• **Task prompt**
From the line with "Write a Python" to the line with "import matplotlib.colors as mcolors", both lines included, set down exactly those lines, please, and no others.

◇ ◇ ◇ ◇

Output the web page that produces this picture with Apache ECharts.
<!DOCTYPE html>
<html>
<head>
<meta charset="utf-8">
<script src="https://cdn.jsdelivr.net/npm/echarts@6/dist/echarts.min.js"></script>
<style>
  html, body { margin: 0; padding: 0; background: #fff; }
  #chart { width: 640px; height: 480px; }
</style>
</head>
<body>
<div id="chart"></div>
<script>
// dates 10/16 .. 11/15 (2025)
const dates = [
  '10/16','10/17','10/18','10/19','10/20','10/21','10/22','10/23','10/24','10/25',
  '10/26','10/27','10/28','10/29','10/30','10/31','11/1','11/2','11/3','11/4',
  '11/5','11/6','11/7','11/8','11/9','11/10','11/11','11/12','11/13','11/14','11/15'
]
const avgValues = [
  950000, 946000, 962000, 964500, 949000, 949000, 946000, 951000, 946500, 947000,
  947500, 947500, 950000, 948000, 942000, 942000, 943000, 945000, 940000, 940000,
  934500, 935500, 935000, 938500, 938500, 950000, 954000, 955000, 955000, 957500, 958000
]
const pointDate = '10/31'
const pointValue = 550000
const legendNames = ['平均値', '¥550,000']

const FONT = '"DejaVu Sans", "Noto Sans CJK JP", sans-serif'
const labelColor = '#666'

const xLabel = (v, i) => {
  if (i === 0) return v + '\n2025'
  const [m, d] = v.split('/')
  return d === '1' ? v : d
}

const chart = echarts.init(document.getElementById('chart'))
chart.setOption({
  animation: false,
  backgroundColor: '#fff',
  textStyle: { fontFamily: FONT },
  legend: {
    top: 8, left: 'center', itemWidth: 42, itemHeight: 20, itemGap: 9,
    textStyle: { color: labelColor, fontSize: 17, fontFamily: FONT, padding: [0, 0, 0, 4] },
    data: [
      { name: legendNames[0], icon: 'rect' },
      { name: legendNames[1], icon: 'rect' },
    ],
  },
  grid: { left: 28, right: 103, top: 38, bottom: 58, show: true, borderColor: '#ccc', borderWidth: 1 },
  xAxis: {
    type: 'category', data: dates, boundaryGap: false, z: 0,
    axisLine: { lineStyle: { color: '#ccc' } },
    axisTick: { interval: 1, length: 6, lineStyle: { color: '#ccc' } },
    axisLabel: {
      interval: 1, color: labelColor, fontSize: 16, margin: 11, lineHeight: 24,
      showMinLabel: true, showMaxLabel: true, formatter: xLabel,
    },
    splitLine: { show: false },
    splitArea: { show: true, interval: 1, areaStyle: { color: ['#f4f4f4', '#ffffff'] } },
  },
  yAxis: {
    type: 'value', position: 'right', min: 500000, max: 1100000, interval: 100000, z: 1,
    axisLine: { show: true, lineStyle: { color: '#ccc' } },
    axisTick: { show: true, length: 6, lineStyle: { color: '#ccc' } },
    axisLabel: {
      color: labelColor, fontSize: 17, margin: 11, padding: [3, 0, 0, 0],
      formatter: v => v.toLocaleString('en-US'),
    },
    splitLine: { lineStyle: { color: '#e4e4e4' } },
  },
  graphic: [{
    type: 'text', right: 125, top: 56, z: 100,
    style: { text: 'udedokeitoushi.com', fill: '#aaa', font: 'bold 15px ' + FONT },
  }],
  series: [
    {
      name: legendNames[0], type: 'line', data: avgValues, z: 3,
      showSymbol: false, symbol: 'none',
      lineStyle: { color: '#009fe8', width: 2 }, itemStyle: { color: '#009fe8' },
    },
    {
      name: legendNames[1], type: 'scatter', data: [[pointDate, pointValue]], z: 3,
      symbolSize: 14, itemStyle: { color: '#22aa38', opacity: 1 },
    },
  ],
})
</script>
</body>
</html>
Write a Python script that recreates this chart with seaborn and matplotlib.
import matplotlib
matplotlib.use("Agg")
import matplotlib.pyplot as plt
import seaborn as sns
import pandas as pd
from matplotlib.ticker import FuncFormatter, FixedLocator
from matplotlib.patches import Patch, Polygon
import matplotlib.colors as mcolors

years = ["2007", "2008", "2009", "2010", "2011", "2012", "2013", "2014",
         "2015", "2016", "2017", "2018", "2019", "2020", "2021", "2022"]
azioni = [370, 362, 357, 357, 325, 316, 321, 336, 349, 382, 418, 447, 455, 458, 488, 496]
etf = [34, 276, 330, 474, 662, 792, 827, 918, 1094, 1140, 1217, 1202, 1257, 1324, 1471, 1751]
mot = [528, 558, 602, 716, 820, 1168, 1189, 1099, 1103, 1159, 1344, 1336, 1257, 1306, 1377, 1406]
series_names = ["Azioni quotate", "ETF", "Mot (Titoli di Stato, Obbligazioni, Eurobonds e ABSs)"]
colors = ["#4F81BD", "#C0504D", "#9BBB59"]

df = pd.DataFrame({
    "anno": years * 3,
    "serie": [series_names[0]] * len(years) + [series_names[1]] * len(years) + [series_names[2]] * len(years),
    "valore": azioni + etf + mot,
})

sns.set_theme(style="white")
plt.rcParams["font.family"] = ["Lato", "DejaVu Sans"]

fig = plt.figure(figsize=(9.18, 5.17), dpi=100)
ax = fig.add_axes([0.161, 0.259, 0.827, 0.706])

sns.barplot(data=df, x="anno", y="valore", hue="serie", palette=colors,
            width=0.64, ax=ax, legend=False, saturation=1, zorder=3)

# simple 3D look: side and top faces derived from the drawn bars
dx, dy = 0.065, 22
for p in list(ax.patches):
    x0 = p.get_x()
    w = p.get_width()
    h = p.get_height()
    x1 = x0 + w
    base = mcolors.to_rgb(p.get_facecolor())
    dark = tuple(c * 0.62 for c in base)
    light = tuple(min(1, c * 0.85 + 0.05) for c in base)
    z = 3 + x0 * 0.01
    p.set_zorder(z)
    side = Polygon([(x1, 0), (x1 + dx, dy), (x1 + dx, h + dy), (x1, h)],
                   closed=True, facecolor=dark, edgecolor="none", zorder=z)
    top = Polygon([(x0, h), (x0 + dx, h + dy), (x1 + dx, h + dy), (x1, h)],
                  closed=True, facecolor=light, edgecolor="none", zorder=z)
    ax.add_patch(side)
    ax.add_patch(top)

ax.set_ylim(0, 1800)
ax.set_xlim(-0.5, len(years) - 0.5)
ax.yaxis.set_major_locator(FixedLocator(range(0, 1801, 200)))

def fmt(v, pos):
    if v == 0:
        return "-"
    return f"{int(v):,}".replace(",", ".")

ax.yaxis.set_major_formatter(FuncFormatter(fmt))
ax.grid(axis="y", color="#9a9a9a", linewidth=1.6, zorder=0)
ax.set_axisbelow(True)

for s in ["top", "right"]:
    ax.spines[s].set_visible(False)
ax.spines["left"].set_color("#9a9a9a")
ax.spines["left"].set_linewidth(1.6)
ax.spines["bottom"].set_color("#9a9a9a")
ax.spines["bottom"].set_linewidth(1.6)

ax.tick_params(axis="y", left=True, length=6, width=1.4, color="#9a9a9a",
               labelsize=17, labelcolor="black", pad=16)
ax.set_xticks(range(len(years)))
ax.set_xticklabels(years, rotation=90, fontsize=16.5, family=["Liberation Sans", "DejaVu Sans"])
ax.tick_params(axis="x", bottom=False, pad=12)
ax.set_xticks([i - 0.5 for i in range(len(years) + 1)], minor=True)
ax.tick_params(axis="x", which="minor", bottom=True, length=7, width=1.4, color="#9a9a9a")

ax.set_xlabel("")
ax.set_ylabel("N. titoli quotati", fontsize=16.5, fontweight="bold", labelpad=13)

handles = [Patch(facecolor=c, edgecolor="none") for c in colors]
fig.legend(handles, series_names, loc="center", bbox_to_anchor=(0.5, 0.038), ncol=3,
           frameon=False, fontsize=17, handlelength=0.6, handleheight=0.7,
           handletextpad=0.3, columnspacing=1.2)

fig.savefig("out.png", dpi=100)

◇ ◇ ◇ ◇

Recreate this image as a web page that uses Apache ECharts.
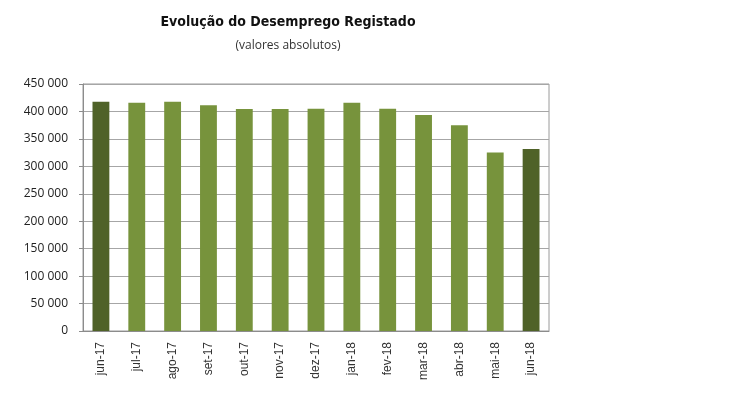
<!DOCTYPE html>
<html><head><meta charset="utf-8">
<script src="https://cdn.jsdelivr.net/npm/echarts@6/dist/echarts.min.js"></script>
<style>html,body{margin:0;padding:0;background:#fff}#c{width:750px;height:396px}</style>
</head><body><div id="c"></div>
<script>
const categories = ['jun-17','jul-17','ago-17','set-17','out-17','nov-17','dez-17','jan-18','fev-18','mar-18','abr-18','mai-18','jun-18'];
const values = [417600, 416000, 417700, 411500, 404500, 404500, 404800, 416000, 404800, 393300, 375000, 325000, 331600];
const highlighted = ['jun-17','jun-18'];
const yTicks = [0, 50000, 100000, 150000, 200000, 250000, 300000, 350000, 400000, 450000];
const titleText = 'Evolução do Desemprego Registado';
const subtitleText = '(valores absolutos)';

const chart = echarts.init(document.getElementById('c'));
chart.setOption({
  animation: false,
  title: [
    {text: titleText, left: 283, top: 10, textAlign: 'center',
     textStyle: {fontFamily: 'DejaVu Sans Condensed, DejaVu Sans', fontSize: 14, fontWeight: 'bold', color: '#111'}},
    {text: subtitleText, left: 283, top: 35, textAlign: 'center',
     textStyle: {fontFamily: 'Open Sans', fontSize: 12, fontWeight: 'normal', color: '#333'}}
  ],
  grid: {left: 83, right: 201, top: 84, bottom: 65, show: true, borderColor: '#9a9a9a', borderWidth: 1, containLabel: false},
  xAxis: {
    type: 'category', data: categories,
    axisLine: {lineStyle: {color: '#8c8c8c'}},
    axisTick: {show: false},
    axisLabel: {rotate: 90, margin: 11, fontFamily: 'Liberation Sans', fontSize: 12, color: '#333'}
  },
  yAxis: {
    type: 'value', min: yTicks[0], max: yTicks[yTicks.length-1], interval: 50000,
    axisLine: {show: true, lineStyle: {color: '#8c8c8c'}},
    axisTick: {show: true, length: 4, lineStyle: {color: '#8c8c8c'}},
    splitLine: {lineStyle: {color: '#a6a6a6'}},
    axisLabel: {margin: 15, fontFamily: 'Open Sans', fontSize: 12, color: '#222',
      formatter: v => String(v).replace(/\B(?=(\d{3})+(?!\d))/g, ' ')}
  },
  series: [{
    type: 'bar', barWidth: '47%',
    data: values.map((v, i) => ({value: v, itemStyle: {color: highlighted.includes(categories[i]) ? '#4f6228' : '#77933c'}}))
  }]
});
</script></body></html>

◇ ◇ ◇ ◇

• **Result of this exercise**
Write a Python script that recreates this chart with seaborn and matplotlib.
import matplotlib
matplotlib.use("Agg")
import matplotlib.pyplot as plt
import seaborn as sns
import pandas as pd
from matplotlib.ticker import FuncFormatter, FixedLocator
from matplotlib.patches import Patch, Polygon
import matplotlib.colors as mcolors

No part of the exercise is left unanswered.